U.S.-born citizens are by no means the only ones imperiled by Hernandez’s about-face on immigration policy. “I think the bigger picture here is her honoring detainers will mean a lot more deportations for our communities,” said Bob Libal, the executive director of Grassroots Leadership. The group had run a campaign highlighting that Travis County, under the previous sheriff, had one of the highest deportation rates in the U.S.
“If any person who’s booked shows proof of citizenship, then that ICE detainer is declined as per the law,” said Dark, of the sheriff’s department. Those people on Travis County’s ICE detainer list who aren’t citizens, the majority of whom are from Mexico and Central America, will be turned over to ICE once their time in jail comes to an end. Parents, children, and other community members — the fabric of Austin’s community — would not be spared.
Junck pointed out that Hernandez was elected on a community-rights platform. The kind of policing she promised, focused on public safety, relies on buy-in from every resident — including immigrants. With her about face, Hernandez has perhaps permanently eroded the trust she worked to build with the city’s immigrant community. Even if Hernandez were to again reverse course abruptly on ICE detainers, immigrants might think twice about interacting with law enforcement in Travis County. “Now, I would never tell someone to trust the police,” said Zuvieta, the activist with ICE Out of Austin.

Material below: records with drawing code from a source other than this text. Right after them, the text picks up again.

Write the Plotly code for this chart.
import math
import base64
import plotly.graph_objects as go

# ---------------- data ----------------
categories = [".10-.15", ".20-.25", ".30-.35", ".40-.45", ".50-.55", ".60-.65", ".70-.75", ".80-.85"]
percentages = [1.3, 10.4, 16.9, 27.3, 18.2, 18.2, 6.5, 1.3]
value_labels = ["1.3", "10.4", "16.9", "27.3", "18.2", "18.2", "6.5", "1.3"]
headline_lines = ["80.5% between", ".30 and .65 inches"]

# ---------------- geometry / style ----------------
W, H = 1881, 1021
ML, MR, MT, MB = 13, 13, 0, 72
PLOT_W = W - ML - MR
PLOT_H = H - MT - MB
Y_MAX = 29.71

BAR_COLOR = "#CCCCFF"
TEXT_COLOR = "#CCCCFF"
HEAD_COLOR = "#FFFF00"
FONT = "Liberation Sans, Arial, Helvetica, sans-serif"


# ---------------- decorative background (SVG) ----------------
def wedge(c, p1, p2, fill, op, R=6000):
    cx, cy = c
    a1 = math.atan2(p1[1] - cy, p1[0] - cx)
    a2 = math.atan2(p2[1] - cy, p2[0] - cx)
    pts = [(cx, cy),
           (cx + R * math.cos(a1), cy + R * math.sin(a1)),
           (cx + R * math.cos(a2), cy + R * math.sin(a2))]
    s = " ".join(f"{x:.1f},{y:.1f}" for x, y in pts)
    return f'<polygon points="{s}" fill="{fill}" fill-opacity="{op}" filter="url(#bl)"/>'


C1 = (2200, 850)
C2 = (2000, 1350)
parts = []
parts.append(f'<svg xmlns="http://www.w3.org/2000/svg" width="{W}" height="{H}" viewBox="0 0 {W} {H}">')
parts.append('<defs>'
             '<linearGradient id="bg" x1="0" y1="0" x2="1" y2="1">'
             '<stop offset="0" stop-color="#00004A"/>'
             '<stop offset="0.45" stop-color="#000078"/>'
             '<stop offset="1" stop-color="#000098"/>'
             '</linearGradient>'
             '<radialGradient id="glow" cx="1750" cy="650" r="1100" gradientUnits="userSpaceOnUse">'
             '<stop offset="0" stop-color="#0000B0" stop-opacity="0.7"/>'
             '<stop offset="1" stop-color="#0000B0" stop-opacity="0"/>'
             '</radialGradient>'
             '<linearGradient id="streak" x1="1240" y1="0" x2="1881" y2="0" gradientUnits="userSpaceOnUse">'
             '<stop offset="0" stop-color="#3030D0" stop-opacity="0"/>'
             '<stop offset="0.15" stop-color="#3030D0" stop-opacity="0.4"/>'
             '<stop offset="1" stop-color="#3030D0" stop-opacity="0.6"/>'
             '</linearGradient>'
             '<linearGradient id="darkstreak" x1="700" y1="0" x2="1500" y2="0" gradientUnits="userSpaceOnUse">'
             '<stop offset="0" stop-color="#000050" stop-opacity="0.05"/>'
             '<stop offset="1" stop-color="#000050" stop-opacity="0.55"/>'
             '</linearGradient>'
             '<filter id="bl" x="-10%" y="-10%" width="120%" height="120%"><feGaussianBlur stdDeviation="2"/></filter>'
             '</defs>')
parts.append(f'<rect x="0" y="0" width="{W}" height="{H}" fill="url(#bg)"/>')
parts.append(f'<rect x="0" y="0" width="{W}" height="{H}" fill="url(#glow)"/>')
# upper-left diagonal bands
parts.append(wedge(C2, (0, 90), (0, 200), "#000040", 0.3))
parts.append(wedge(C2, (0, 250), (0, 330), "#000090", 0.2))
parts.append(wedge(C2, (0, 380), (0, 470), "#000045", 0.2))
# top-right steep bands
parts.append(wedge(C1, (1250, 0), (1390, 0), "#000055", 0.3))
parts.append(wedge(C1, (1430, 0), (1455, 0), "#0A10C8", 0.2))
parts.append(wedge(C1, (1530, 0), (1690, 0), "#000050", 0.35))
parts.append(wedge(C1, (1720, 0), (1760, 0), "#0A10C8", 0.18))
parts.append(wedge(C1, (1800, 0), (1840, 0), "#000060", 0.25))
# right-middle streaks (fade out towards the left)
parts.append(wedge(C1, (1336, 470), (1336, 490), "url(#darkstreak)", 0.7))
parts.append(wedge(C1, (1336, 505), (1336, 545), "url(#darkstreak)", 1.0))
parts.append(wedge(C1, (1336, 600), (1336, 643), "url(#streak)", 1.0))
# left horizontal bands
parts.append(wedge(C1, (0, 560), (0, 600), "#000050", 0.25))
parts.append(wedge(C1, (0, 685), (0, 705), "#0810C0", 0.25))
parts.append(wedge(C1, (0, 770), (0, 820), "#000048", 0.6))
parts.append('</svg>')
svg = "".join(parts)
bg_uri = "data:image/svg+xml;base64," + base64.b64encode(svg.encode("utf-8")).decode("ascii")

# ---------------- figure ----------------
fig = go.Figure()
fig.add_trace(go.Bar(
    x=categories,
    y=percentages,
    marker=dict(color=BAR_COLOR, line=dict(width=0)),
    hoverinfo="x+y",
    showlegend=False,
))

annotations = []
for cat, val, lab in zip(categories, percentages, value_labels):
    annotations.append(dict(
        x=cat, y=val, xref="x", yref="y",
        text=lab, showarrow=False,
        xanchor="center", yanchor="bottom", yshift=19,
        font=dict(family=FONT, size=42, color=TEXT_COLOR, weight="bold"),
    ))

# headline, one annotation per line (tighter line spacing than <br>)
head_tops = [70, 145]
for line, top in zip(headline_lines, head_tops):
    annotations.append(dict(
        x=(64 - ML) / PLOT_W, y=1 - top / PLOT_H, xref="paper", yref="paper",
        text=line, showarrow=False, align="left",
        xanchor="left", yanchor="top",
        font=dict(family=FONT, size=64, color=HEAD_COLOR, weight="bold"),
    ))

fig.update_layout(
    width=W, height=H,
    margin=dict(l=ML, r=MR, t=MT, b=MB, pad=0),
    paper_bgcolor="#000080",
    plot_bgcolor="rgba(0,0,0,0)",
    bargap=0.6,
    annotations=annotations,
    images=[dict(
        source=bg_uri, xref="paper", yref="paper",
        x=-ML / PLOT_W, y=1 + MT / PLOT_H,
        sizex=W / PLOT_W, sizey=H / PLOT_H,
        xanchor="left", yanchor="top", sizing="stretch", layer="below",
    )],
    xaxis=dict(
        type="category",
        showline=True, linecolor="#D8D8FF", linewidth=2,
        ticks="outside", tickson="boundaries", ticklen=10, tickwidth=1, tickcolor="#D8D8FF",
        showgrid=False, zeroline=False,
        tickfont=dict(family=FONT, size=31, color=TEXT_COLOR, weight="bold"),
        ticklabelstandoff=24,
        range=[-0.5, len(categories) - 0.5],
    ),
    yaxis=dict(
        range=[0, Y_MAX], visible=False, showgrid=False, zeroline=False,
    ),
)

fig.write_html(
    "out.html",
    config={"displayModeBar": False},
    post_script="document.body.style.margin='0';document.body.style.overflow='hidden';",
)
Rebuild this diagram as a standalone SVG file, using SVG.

For people like Zuvieta, who channels the pain from her husband’s deportation into her activism, the sheriff’s broken promises mean many immigrants will once again suffer from segregation in Austin. As we spoke by phone, Zuvieta was waiting in her car to pick up her daughter from school. She wondered if the next police officer to pull her over would use her last name as a pretext to throw her in jail. “Will this police officer be the instrument that separates me from my children? From my community?” she asked. “From my whole life?”